**Exercise details:** Pull out every line of the listing below where "size" appears.

**Source excerpt:**
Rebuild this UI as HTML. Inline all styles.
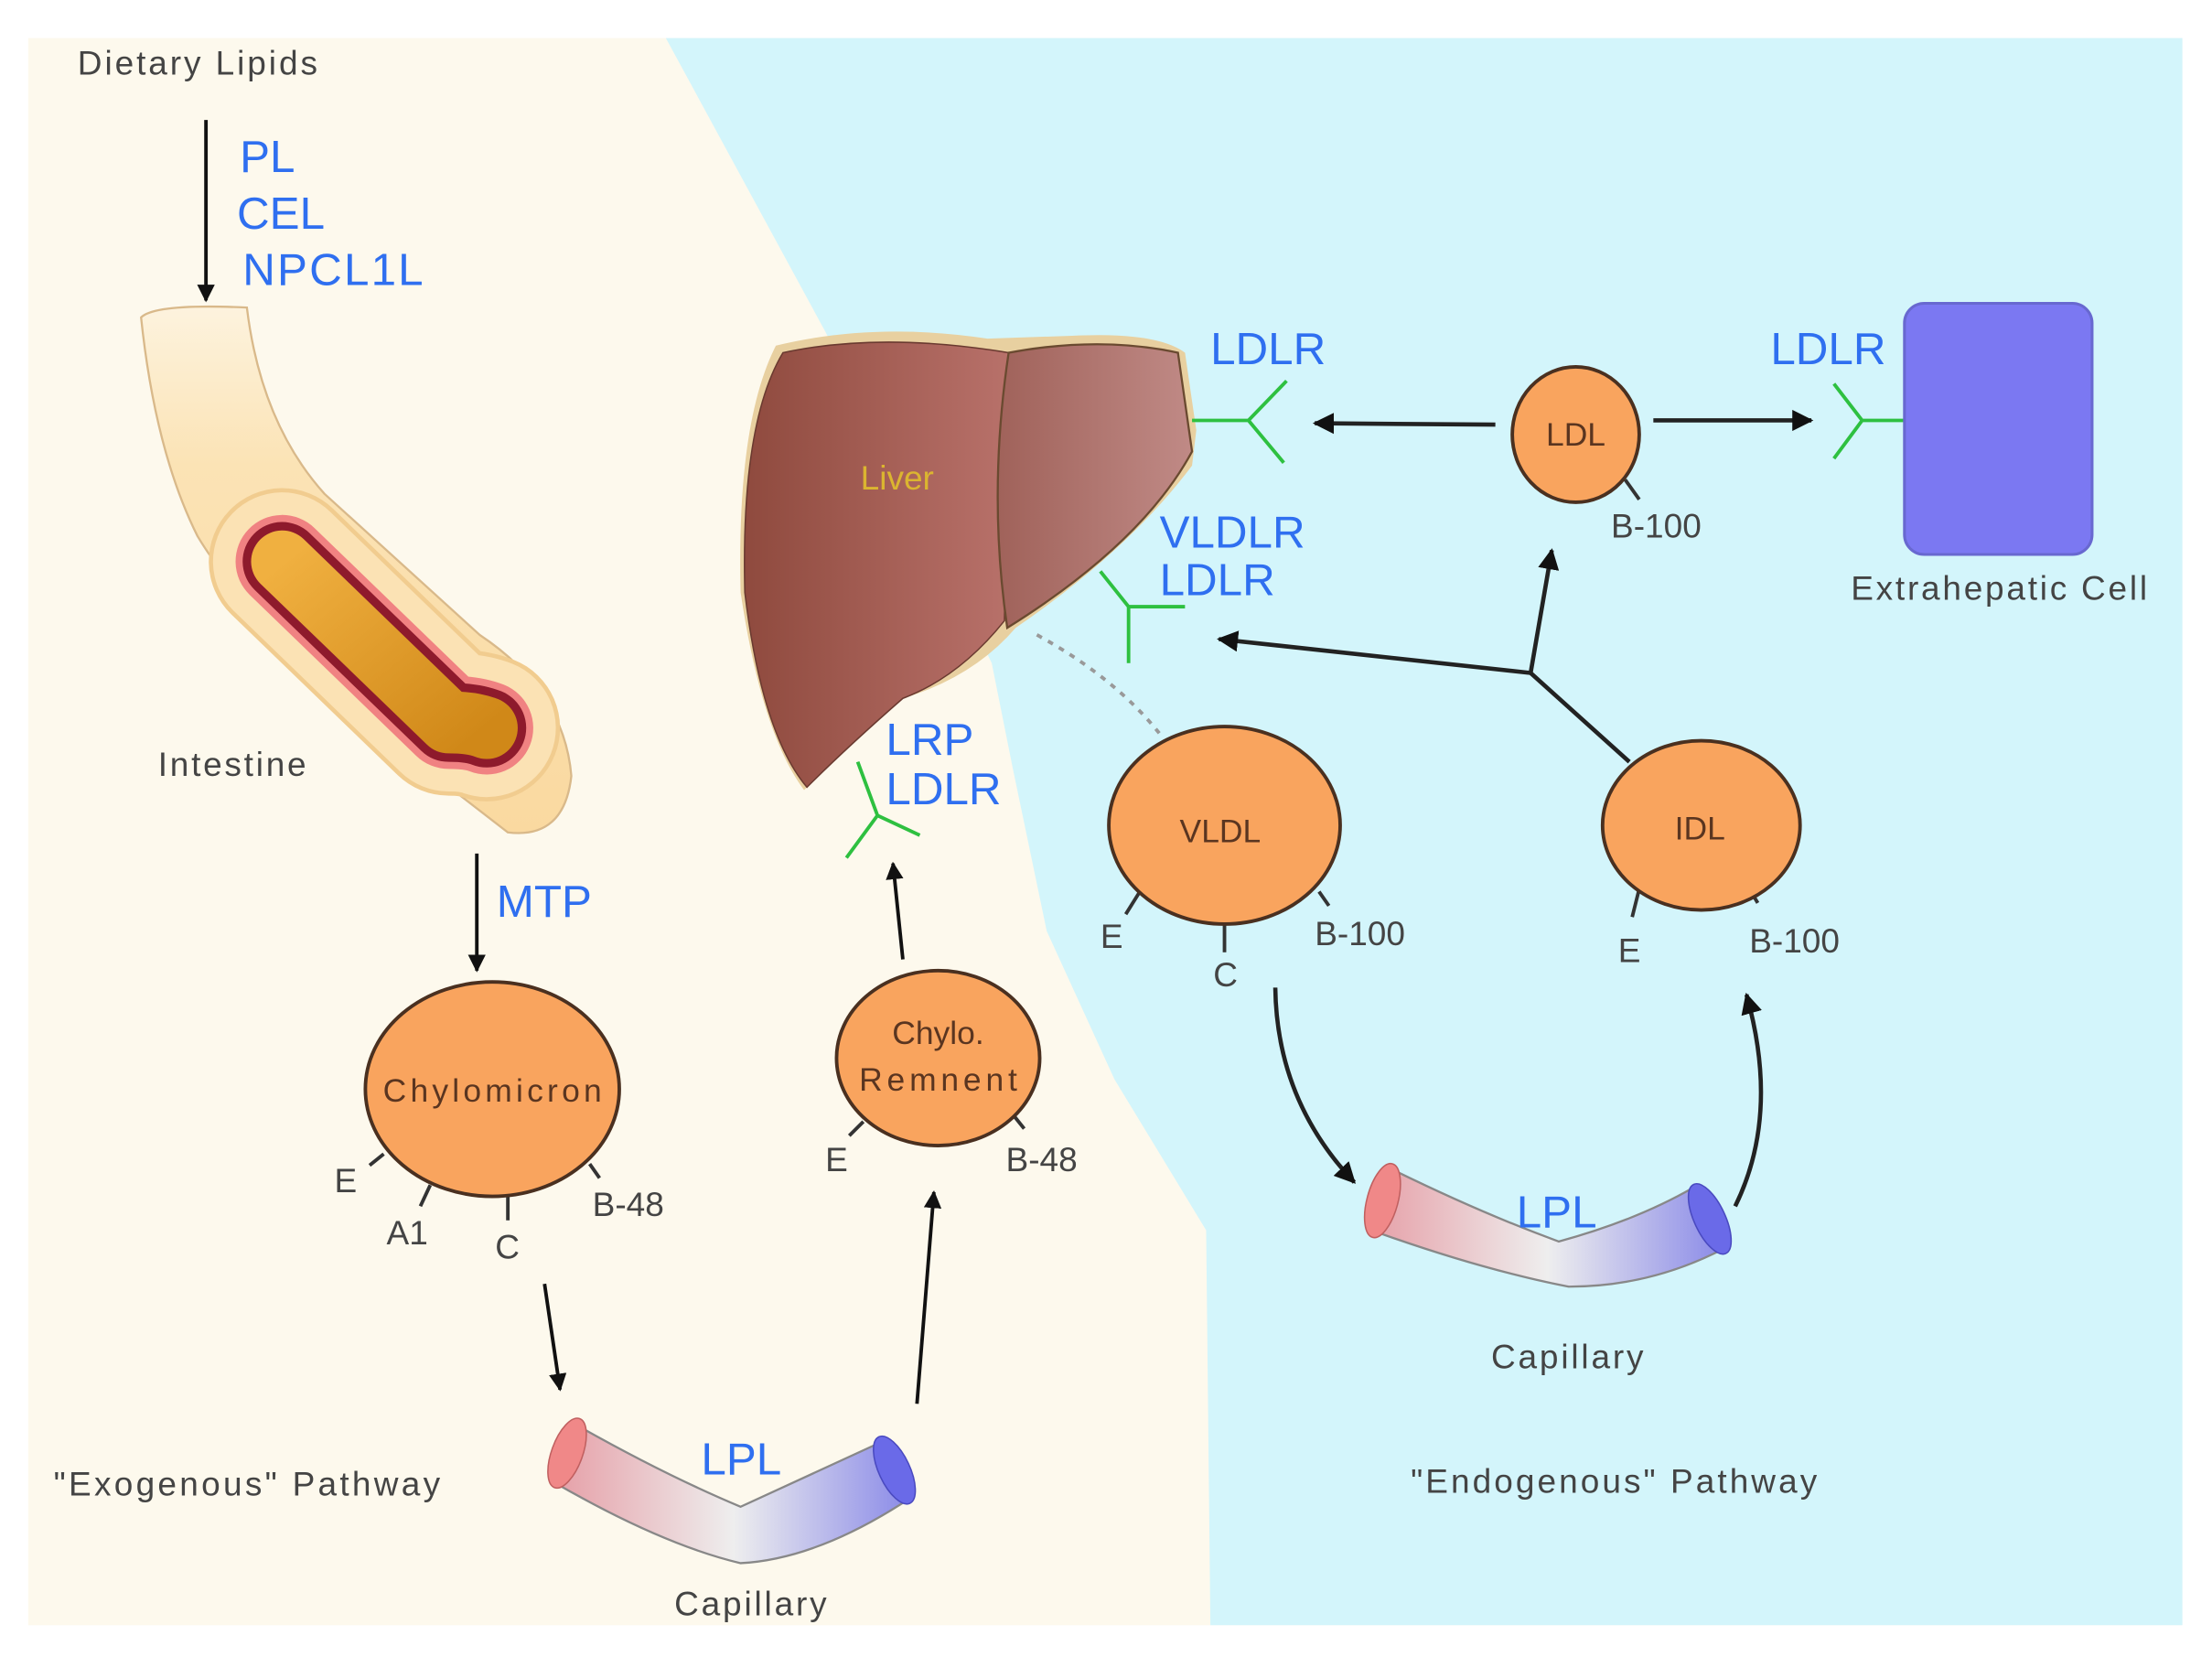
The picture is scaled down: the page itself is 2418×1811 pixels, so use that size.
<!DOCTYPE html>
<html><head><meta charset="utf-8"><style>
html,body{margin:0;padding:0;background:#fff;}
svg{display:block;}
text{font-family:"Liberation Sans",Arial,sans-serif;}
.g{fill:#444;font-size:24px;}
.b{fill:#2f6ff0;font-size:32px;}
.d{fill:#5a3520;font-size:23px;}
</style></head><body>
<svg width="2418" height="1811" viewBox="0 0 1568 1174.5" preserveAspectRatio="none" xmlns="http://www.w3.org/2000/svg">
<defs>
<linearGradient id="liv" x1="0" x2="1"><stop offset="0" stop-color="#8f4a3e"/><stop offset="1" stop-color="#b8716a"/></linearGradient>
<linearGradient id="liv2" x1="0" x2="1"><stop offset="0" stop-color="#a0625a"/><stop offset="1" stop-color="#c08a86"/></linearGradient>
<linearGradient id="cap" x1="0" x2="1"><stop offset="0" stop-color="#e6a0a8"/><stop offset="0.5" stop-color="#eeeeee"/><stop offset="1" stop-color="#8a8ae8"/></linearGradient>
<linearGradient id="orng" x1="0" y1="0" x2="1" y2="1"><stop offset="0" stop-color="#f0b040"/><stop offset="1" stop-color="#d08818"/></linearGradient>
<linearGradient id="int" x1="0" y1="0" x2="0" y2="1"><stop offset="0" stop-color="#fdf3de"/><stop offset="0.3" stop-color="#fbe3b5"/><stop offset="1" stop-color="#fad9a0"/></linearGradient>
<marker id="ah" viewBox="0 0 10 10" refX="9" refY="5" markerWidth="5" markerHeight="5" orient="auto"><path d="M0,0 L10,5 L0,10 z" fill="#111"/></marker>
</defs>
<rect x="0" y="0" width="1568" height="1175" fill="#fff"/>
<rect x="20" y="27" width="1527" height="1125" fill="#fdf9ed"/>
<polygon points="472,27 1547,27 1547,1152 858,1152 855,872 790,765 742,660 718,545 703,470 650,360 585,235" fill="#d3f5fb"/>

<text x="55" y="53" class="g" textLength="170">Dietary Lipids</text>
<line x1="146" y1="85" x2="146" y2="213" stroke="#111" stroke-width="2.5" marker-end="url(#ah)"/>
<text x="170" y="122" class="b">PL</text>
<text x="168" y="162" class="b">CEL</text>
<text x="172" y="202" class="b" textLength="128">NPCL1L</text>

<path d="M100,225 Q110,215 175,218 Q185,300 230,350 L340,450 Q400,490 405,550 Q400,595 360,590 L250,505 Q170,430 140,380 Q110,320 100,225 z" fill="url(#int)" stroke="#d9b98a" stroke-width="1.5"/>
<path d="M200,398 L318,512 Q335,512 345,516" stroke="#f1cc8f" stroke-width="104" fill="none" stroke-linecap="round" stroke-linejoin="round"/>
<path d="M200,398 L318,512 Q335,512 345,516" stroke="#fbe2b4" stroke-width="98" fill="none" stroke-linecap="round" stroke-linejoin="round"/>
<path d="M200,398 L318,512 Q335,512 345,516" stroke="#f08282" stroke-width="66" fill="none" stroke-linecap="round" stroke-linejoin="round"/>
<path d="M200,398 L318,512 Q335,512 345,516" stroke="#8e1a2c" stroke-width="56" fill="none" stroke-linecap="round" stroke-linejoin="round"/>
<path d="M200,398 L318,512 Q335,512 345,516" stroke="url(#orng)" stroke-width="44" fill="none" stroke-linecap="round" stroke-linejoin="round"/>
<text x="112" y="550" class="g" textLength="105">Intestine</text>

<line x1="338" y1="605" x2="338" y2="688" stroke="#111" stroke-width="2.5" marker-end="url(#ah)"/>
<text x="352" y="650" class="b">MTP</text>

<g stroke="#333" stroke-width="2.5">
<line x1="272" y1="818" x2="262" y2="826"/><line x1="305" y1="840" x2="298" y2="855"/><line x1="360" y1="848" x2="360" y2="865"/><line x1="418" y1="825" x2="425" y2="835"/>
</g>
<ellipse cx="349" cy="772" rx="90" ry="76" fill="#f9a45e" stroke="#4a3020" stroke-width="2.5"/>
<text x="349" y="781" class="d" text-anchor="middle" textLength="155">Chylomicron</text>
<text x="237" y="845" class="g">E</text>
<text x="274" y="882" class="g">A1</text>
<text x="351" y="892" class="g">C</text>
<text x="420" y="862" class="g">B-48</text>
<line x1="386" y1="910" x2="397" y2="985" stroke="#111" stroke-width="2.5" marker-end="url(#ah)"/>

<path d="M405,1008 Q470,1045 525,1068 Q575,1045 625,1022 L645,1062 Q580,1105 525,1108 Q470,1095 395,1052 z" fill="url(#cap)" stroke="#888" stroke-width="1.5"/>
<ellipse cx="402" cy="1030" rx="11" ry="26" transform="rotate(20 402 1030)" fill="#f08888" stroke="#c06060"/>
<ellipse cx="634" cy="1042" rx="11" ry="26" transform="rotate(-25 634 1042)" fill="#6a6ae8" stroke="#4a4ac0"/>
<text x="497" y="1045" class="b">LPL</text>
<text x="478" y="1145" class="g" textLength="108">Capillary</text>
<text x="38" y="1060" class="g" textLength="274">"Exogenous" Pathway</text>

<line x1="650" y1="995" x2="662" y2="845" stroke="#111" stroke-width="2.5" marker-end="url(#ah)"/>
<g stroke="#333" stroke-width="2.5"><line x1="612" y1="795" x2="602" y2="805"/><line x1="718" y1="790" x2="726" y2="800"/></g>
<ellipse cx="665" cy="750" rx="72" ry="62" fill="#f9a45e" stroke="#4a3020" stroke-width="2.5"/>
<text x="665" y="740" class="d" text-anchor="middle">Chylo.</text>
<text x="665" y="773" class="d" text-anchor="middle" textLength="112">Remnent</text>
<text x="585" y="830" class="g">E</text>
<text x="713" y="830" class="g">B-48</text>
<line x1="640" y1="680" x2="633" y2="612" stroke="#111" stroke-width="2.5" marker-end="url(#ah)"/>

<g stroke="#2ec040" stroke-width="2.5" fill="none"><path d="M608,540 L622,578 L600,608 M622,578 L652,592"/></g>
<text x="628" y="535" class="b">LRP</text>
<text x="628" y="570" class="b">LDLR</text>

<path d="M550,245 Q620,228 700,240 L760,238 Q820,235 840,250 L848,305 L845,330 Q800,390 720,445 Q690,480 640,495 Q600,530 570,560 Q540,520 525,420 Q522,300 550,245 z" fill="#e8d0a0"/>
<path d="M555,250 Q625,235 715,250 L712,440 Q680,480 640,495 Q600,530 572,558 Q540,520 528,420 Q525,300 555,250 z" fill="url(#liv)" stroke="#6a3a30" stroke-width="1"/>
<path d="M715,250 Q780,238 835,250 L845,320 Q810,385 714,445 Q700,350 715,250 z" fill="url(#liv2)" stroke="#6a4a30" stroke-width="1.5"/>
<text x="610" y="347" fill="#dbb530" font-size="24">Liver</text>

<g stroke="#2ec040" stroke-width="2.5" fill="none"><path d="M845,298 L885,298 L912,270 M885,298 L910,328"/></g>
<text x="858" y="258" class="b">LDLR</text>
<line x1="1060" y1="301" x2="932" y2="300" stroke="#222" stroke-width="3" marker-end="url(#ah)"/>

<line x1="1152" y1="340" x2="1162" y2="354" stroke="#333" stroke-width="2.5"/>
<ellipse cx="1117" cy="308" rx="45" ry="48" fill="#f9a45e" stroke="#4a3020" stroke-width="2.5"/>
<text x="1117" y="316" class="d" text-anchor="middle">LDL</text>
<text x="1142" y="381" class="g">B-100</text>
<line x1="1172" y1="298" x2="1284" y2="298" stroke="#222" stroke-width="3" marker-end="url(#ah)"/>

<g stroke="#2ec040" stroke-width="2.5" fill="none"><path d="M1350,298 L1320,298 L1300,272 M1320,298 L1300,325"/></g>
<text x="1255" y="258" class="b">LDLR</text>
<rect x="1350" y="215" width="133" height="178" rx="14" fill="#7b78f2" stroke="#6868d0" stroke-width="2"/>
<text x="1312" y="425" class="g" textLength="210">Extrahepatic Cell</text>

<text x="822" y="388" class="b">VLDLR</text>
<text x="822" y="422" class="b">LDLR</text>
<g stroke="#2ec040" stroke-width="2.5" fill="none"><path d="M780,405 L800,430 L840,430 M800,430 L800,470"/></g>
<path d="M735,450 Q790,480 822,520" stroke="#999" stroke-width="2.5" stroke-dasharray="4,5" fill="none"/>

<g stroke="#222" stroke-width="3" fill="none">
<line x1="1155" y1="540" x2="1085" y2="477"/>
<line x1="1085" y1="477" x2="1100" y2="390" marker-end="url(#ah)"/>
<line x1="1085" y1="477" x2="864" y2="453" marker-end="url(#ah)"/>
</g>

<g stroke="#333" stroke-width="2.5"><line x1="808" y1="632" x2="798" y2="648"/><line x1="868" y1="655" x2="868" y2="675"/><line x1="935" y1="632" x2="942" y2="642"/></g>
<ellipse cx="868" cy="585" rx="82" ry="70" fill="#f9a45e" stroke="#4a3020" stroke-width="2.5"/>
<text x="865" y="597" class="d" text-anchor="middle">VLDL</text>
<text x="780" y="672" class="g">E</text>
<text x="860" y="699" class="g">C</text>
<text x="932" y="670" class="g">B-100</text>

<g stroke="#333" stroke-width="2.5"><line x1="1162" y1="630" x2="1157" y2="650"/><line x1="1240" y1="630" x2="1246" y2="640"/></g>
<ellipse cx="1206" cy="585" rx="70" ry="60" fill="#f9a45e" stroke="#4a3020" stroke-width="2.5"/>
<text x="1205" y="595" class="d" text-anchor="middle">IDL</text>
<text x="1147" y="682" class="g">E</text>
<text x="1240" y="675" class="g">B-100</text>

<path d="M904,700 Q905,780 960,838" stroke="#222" stroke-width="3" fill="none" marker-end="url(#ah)"/>
<path d="M1230,855 Q1262,790 1238,705" stroke="#222" stroke-width="3" fill="none" marker-end="url(#ah)"/>

<path d="M985,828 Q1050,860 1105,880 Q1160,865 1200,842 L1222,885 Q1170,912 1112,912 Q1050,900 972,872 z" fill="url(#cap)" stroke="#888" stroke-width="1.5"/>
<ellipse cx="980" cy="851" rx="11" ry="27" transform="rotate(15 980 851)" fill="#f08888" stroke="#c06060"/>
<ellipse cx="1212" cy="864" rx="11" ry="27" transform="rotate(-25 1212 864)" fill="#6a6ae8" stroke="#4a4ac0"/>
<text x="1075" y="870" class="b">LPL</text>
<text x="1057" y="970" class="g" textLength="108">Capillary</text>
<text x="1000" y="1058" class="g" textLength="288">"Endogenous" Pathway</text>
</svg>
</body></html>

**Response to the exercise:**
The picture is scaled down: the page itself is 2418×1811 pixels, so use that size.
.g{fill:#444;font-size:24px;}
.b{fill:#2f6ff0;font-size:32px;}
.d{fill:#5a3520;font-size:23px;}
<text x="610" y="347" fill="#dbb530" font-size="24">Liver</text>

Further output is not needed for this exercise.